We wondered here last week if the vacuum of economic data meant that September did not take place, and now we have confirmation: It did not. Reports are not just suspended, so is the data collection itself. October also may be a hallucination.

The very limited private data is reassuring: The NFIB small-business survey for September was pretty much unchanged, and in a minor miracle the University of Michigan consumer confidence measure slipped only from 77 to 75.

Janet Yellen, come on down! On the way to Senate confirmation she must endure gnawing by Lefties who want more blood from the bank turnip, and by deeply foolish Righties who wish to shackle the Fed and unleash markets.

The latter group also believes that “price stability” involves fighting inflation only, and cannot comprehend the deflation hazard following a free-market credit meltdown. Yellen will do very well.

Then, the shutdown.

At this hour the situation reminds me of James Thurber’s short story, “If Grant Had Been Drinking at Appomattox.”

Mr. President, we’re here to surrender.

“What’s that? Speak up!”

Some of us want to give up. About half. For a while.

“Well, then, surrender. Get on with it. Raise the debt limit, promise never again to use it to hold me hostage, and begin to negotiate with me. I like negotiating. Sit quietly for six hours while I explain the error of your ways and then agree to do as I say. Or I’ll talk some more.”

If we agree, our own people will shoot us, but your proposal is worse than death. Could you offer a fig leaf of some kind?

“Unconditional. I lecture, you sit and listen.”

It’s not really this bad. Possibly worse. But there is a clear path to resolution, paved, well-lit, terrific signage. The National Commission on Fiscal Responsibility and Reform, aka Bowles-Simpson.

In Alan Simpson’s judgment, “The only way to get this job done is to harpoon every whale in the ocean.”

Not green, but perfect wisdom.

In early 2010, preoccupied by “Obamacare,” the president punted the budget deficit to the commission. The 14 members could not agree, but the two, fine chairmen — Simpson, a former Republican senator from Wyoming, and Erskine Bowles, who served as Bill Clinton’s chief of staff — issued a report in December 2010 that stands as one of the best documents in U.S. history (read it at www.fiscalcommission.gov).
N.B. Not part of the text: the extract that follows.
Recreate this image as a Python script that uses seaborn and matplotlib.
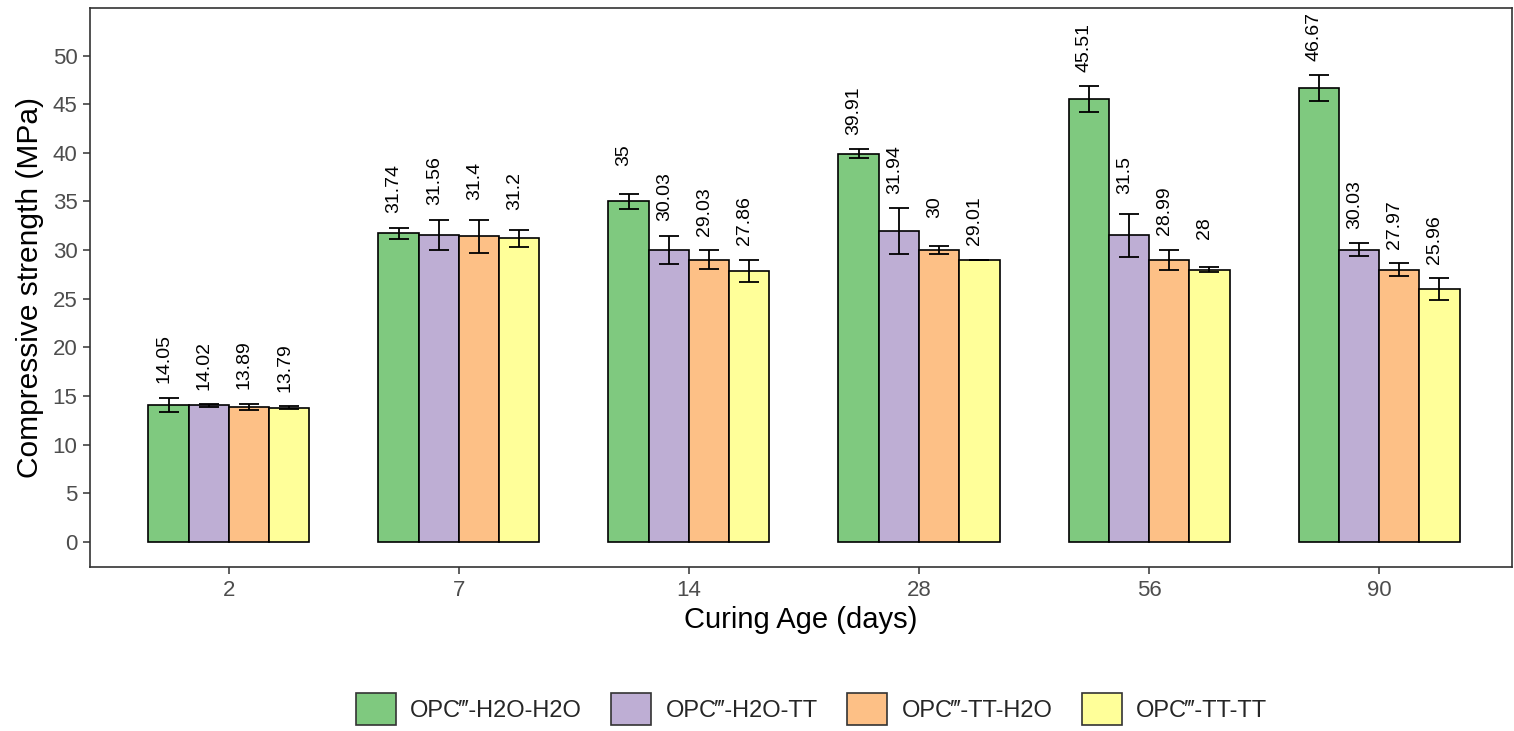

Simpson and Bowles recommended establishing an upper limit for government as a percent of GDP (24 percent sliding over 15 years to 22 percent, roughly the same services as government provides today, a little higher than post-World War II average). Then fund it, requiring a boost in tax revenue from 18 percent of GDP (post-World War II average) to 21 percent. The small resulting deficit would, over 25 years, reduce national debt from about 80 percent of GDP back down to the safety zone of 35 percent.

Reduce tax bracket percentages, but increase net dollar paid by higher-income earners by closing all tax freebies, and reduce future spending by raising the retirement age, and means-testing all payout goodies.

Upon delivery of the report, Obama gave a cursory, impolite “thank you” and ash-canned the deal. Democrats have made a living for 80 years by increasing the size of government and “paying bills” by borrowing.

That is not “paying bills” — it is deferring them. Utterly phony propaganda from a bunch of debt junkies.

The Republicans were worse. Self-anointed saint Paul Ryan, seated on the commission, voted “no” on the report.

To insist that government shrink and the greatest sacrifice be borne by the least of our brethren, by chopping social support? That transcends addiction. That is immoral, disgusting.

If Obama tomorrow embraced Bowles-Simpson and devoted his remaining term to enactment, we’d add him to Mount Rushmore.

As it is, everything somebody else’s fault … the sickly sweet scent of decadence.